Un grand homme de 11 centimètres

Par Mathieu Van Overstraeten @matvano

Grand petit homme (Zanzim – Editions Glénat)

Stanislas Rétif, 1m57, travaille dans un magasin de chaussures dans le Paris des années 60. Son obsession pour les pieds et les jambes des femmes fait de lui une sorte de magicien, car il sait mieux que quiconque comment sublimer une cheville et convaincre les clientes les plus hésitantes de craquer pour une paire d’escarpins ou de bottines. Rien ne le met plus en joie que de déterminer avec exactitude l’architecture d’un pied et la chaussure qui le mettra parfaitement en valeur. On peut dire que Stanislas est une vraie pointure dans son domaine. Le hic, c’est qu’il n’est pas seulement très petit, ce qui le rend invisible aux yeux des femmes, mais également maladivement introverti et timide. Quand il s’agit d’aborder une inconnue ou tout simplement de conseiller une cliente, Stanislas perd tous ses moyens. Du coup, sa patronne le relègue au sous-sol de la boutique en tant que magasinier, tandis que ses collègues Nadine et Madeleine brillent auprès des acheteuses grâce aux bons conseils de leur minuscule collaborateur. Désespéré par son manque d’assurance auprès des femmes, Stanislas choisit un soir de se consoler auprès d’une paire de bottines qu’il affectionne particulièrement, une belle pair en cuir fabriquée en Inde. Ce qu’il ignore, c’est que le cuir de vache sacrée indienne utilisé pour fabriquer ces bottines a un pouvoir magique insoupçonné. Au moment où il les caresse en souhaitant devenir un grand homme, la magie opère… mais dans le mauvais sens! Au lieu de grandir, Stanislas se retrouve réduit à une taille de seulement 11 centimètres. Autrement dit, la taille d’un pouce. Au début, il est effrayé car forcément, tout prend une dimension beaucoup plus hostile lorsqu’on est minuscule. Mais Stanislas découvre rapidement tous les avantages de sa nouvelle vie. Car désormais, il peut voir sans être vu. Le petit homme va en profiter pour se faufiler dans l’intimité du foyer de Madeleine, sa jeune et séduisante collègue. Un véritable paradis sur Terre pour cet amoureux des femmes!

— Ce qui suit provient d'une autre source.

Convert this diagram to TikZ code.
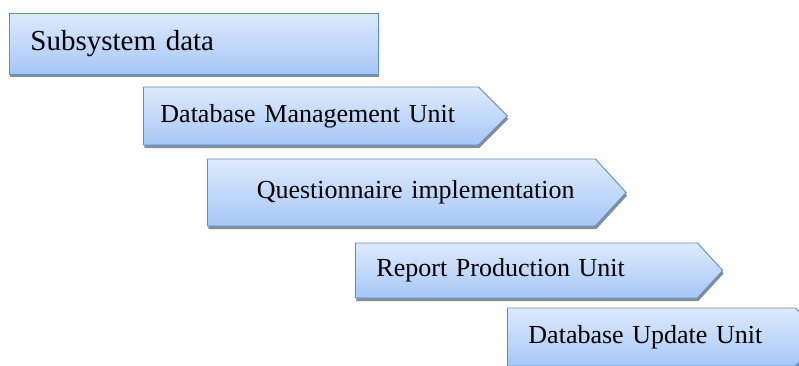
\documentclass[tikz,border=0pt]{standalone}
\usepackage{fontspec}
\setmainfont{Liberation Serif}
\usepackage{tikz}
\usetikzlibrary{shapes.symbols,shadows,positioning}
\definecolor{boxtop}{RGB}{222,234,252}
\definecolor{boxbottom}{RGB}{166,199,247}
\definecolor{boxline}{RGB}{84,141,212}
\tikzset{unit style/.style={draw=boxline,line width=0.9pt,top color=boxtop,bottom color=boxbottom,
	drop shadow={shadow xshift=1pt,shadow yshift=-3pt,fill=black!45,opacity=1},
	inner xsep=21pt,inner ysep=0pt,align=left,font=\fontsize{26}{30}\selectfont,anchor=west},
	arrow unit/.style={unit style,shape=signal,signal to=east,signal pointer angle=90}}

\begin{document}
\begin{tikzpicture}[x=1pt,y=-1pt]
	\useasboundingbox (0,0) rectangle (799,365);
	
	\node[unit style,rectangle,minimum height=61pt,text width=327pt,
	font=\fontsize{29}{33}\selectfont] (subsys) at (9,43.5) {Subsystem data};
	
	\node[arrow unit,minimum height=58pt,inner xsep=17pt,text width=301pt] (dbman) at (143,116) {Database Management Unit};
	\node[arrow unit,minimum height=67pt,text width=346pt,signal pointer angle=95,
	align=right] (quest) at (207,192.5) {Questionnaire implementation};
	\node[arrow unit,minimum height=55pt,text width=300pt,signal pointer angle=95] (report) at (355,270.5) {Report Production Unit};
	\node[arrow unit,minimum height=58pt,text width=246pt] (dbupd) at (507,337) {Database Update Unit};
\end{tikzpicture}
\end{document}
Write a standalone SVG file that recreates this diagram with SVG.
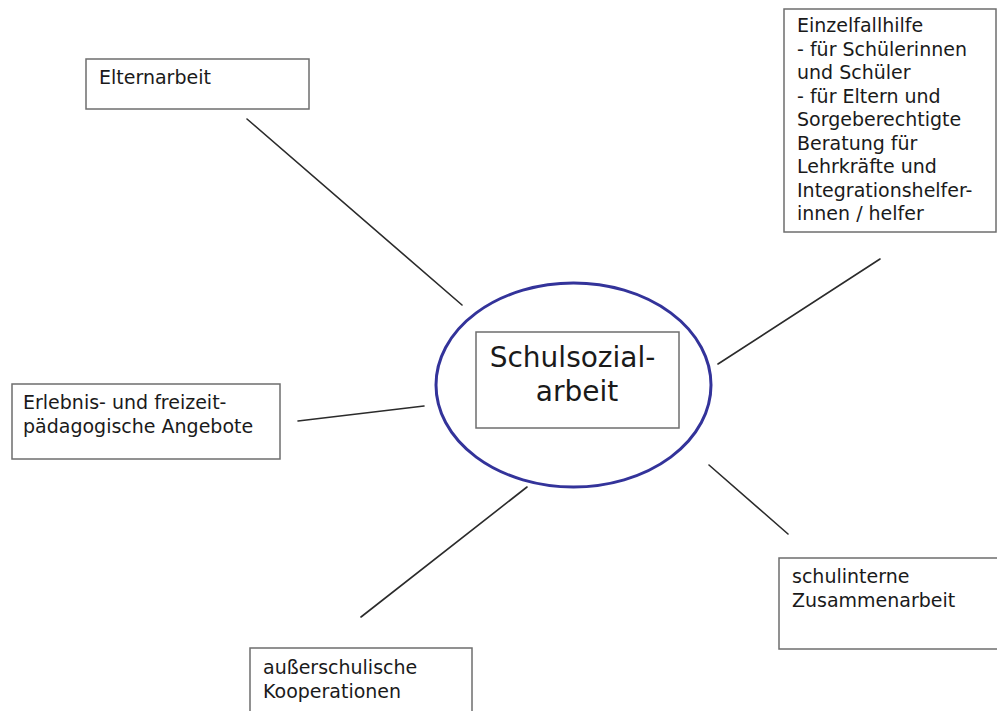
<svg xmlns="http://www.w3.org/2000/svg" width="997" height="711" viewBox="0 0 997 711">
  <style>
    .box { fill: #ffffff; stroke: #6e6e6e; stroke-width: 1.5; }
    .lbl { font-family: "DejaVu Sans", "Liberation Sans", sans-serif; font-size: 19px; fill: #1a1a1a; }
    .link { stroke: #2b2b2b; stroke-width: 1.6; fill: none; stroke-linecap: round; }
  </style>
  <rect width="997" height="711" fill="#ffffff"/>

  <!-- spokes from the centre to the outer topics -->
  <g id="connectors">
    <line class="link" x1="247" y1="119" x2="462" y2="305"/>
    <line class="link" x1="718" y1="364" x2="880" y2="259"/>
    <line class="link" x1="298" y1="421" x2="424" y2="406"/>
    <line class="link" x1="709" y1="465" x2="788" y2="534"/>
    <line class="link" x1="361" y1="617" x2="527" y2="487"/>
  </g>

  <g id="center">
    <ellipse cx="573.5" cy="385" rx="137.5" ry="102" fill="#ffffff" stroke="#33339a" stroke-width="3"/>
    <rect class="box" x="476" y="332" width="203" height="96"/>
    <text class="lbl" style="font-size:28px" text-anchor="middle">
      <tspan x="577" y="367">Schulsozial-</tspan>
      <tspan x="577" y="401">arbeit</tspan>
    </text>
  </g>

  <g id="elternarbeit">
    <rect class="box" x="86" y="59" width="223" height="50"/>
    <text class="lbl" x="99" y="84">Elternarbeit</text>
  </g>

  <g id="einzelfallhilfe">
    <rect class="box" x="784" y="9" width="212" height="223"/>
    <text class="lbl">
      <tspan x="797" y="32">Einzelfallhilfe</tspan>
      <tspan x="797" y="55.5">- für Schülerinnen</tspan>
      <tspan x="797" y="79">und Schüler</tspan>
      <tspan x="797" y="102.5">- für Eltern und</tspan>
      <tspan x="797" y="126">Sorgeberechtigte</tspan>
      <tspan x="797" y="149.5">Beratung für</tspan>
      <tspan x="797" y="173">Lehrkräfte und</tspan>
      <tspan x="797" y="196.5">Integrationshelfer-</tspan>
      <tspan x="797" y="220">innen / helfer</tspan>
    </text>
  </g>

  <g id="erlebnis">
    <rect class="box" x="12" y="384" width="268" height="75"/>
    <text class="lbl">
      <tspan x="23" y="409">Erlebnis- und freizeit-</tspan>
      <tspan x="23" y="433">pädagogische Angebote</tspan>
    </text>
  </g>

  <g id="schulintern">
    <rect class="box" x="779" y="558" width="222" height="91"/>
    <text class="lbl">
      <tspan x="792" y="583">schulinterne</tspan>
      <tspan x="792" y="607">Zusammenarbeit</tspan>
    </text>
  </g>

  <g id="ausserschulisch">
    <rect class="box" x="250" y="648" width="222" height="70"/>
    <text class="lbl">
      <tspan x="263" y="674">außerschulische</tspan>
      <tspan x="263" y="698">Kooperationen</tspan>
    </text>
  </g>
</svg>
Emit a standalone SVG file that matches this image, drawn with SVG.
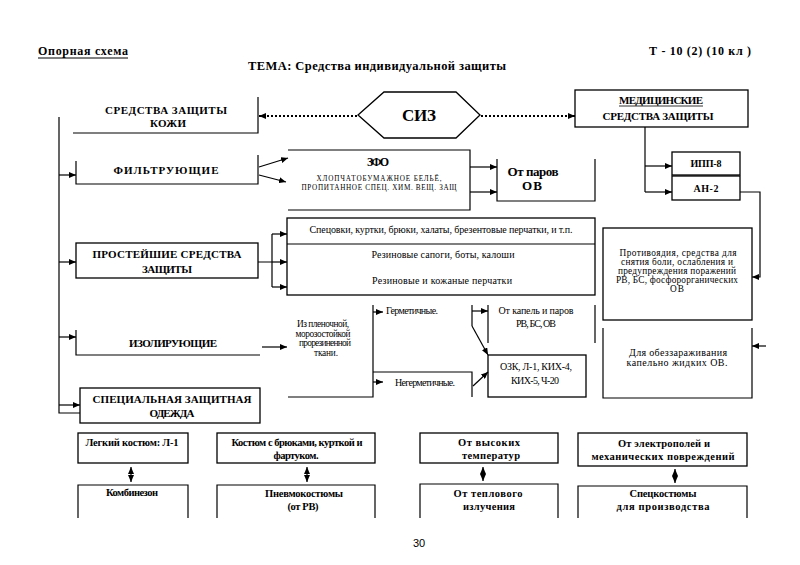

Zanzim est enfin de retour! Quatre ans après l’immense succès de « Peau d’Homme », qui s’est vendu à plus de 200.000 exemplaires rien qu’en France et qui a été traduit dans un grand nombre de langues à travers le monde, le dessinateur français est de retour en librairie avec un nouveau conte fantastique intitulé « Grand petit homme ». Un album qu’il signe en solo puisque malheureusement, son comparse Hubert, qui avait signé le scénario de « Peau d’Homme », nous a quittés brutalement en 2020. « Il m’a été très difficile de me remettre à la table à dessin après le décès soudain d’Hubert, mon scénariste et ami. J’ai eu besoin d’une période de deuil », explique Zanzim au magazine Casemate. « De ses scénarios, j’ai gardé beaucoup de choses, comme le fait qu’un personnage doit être ambivalent, contradictoire. Ce fut comme s’il était toujours derrière mon épaule. » Effectivement, son nouveau roman graphique se révèle à la fois drôle, cruel et sensuel, comme l’étaient la plupart des récits imaginés par Hubert, avec également une vraie réflexion sur les rapports entre les hommes et les femmes. Stanislas, qui a tendance à voir les femmes comme des objets au début du récit, finit en effet par devenir lui-même un homme-objet. On se régale à la lecture de cette histoire douce-amère, qui mélange une certaine mélancolie avec des couleurs vives sorties tout droit des sixties. Zanzim avoue avoir été très inspiré par cette époque, qui est marquée par la libération de la femme et par une grande richesse au niveau de la mode et du design. Mais surtout, « Grand petit homme » se nourrit de références très cinématographiques. Son titre s’inspire directement du film « Little Big Man » avec Dustin Hoffman, tandis que le récit lorgne à la fois du côté de « L’homme qui aimait les femmes » de François Truffaut et de « L’Aventure intérieure » et « Chérie j’ai rétréci les gosses », deux films qui ont forcément marqué tous ceux ayant grandi dans les années 80.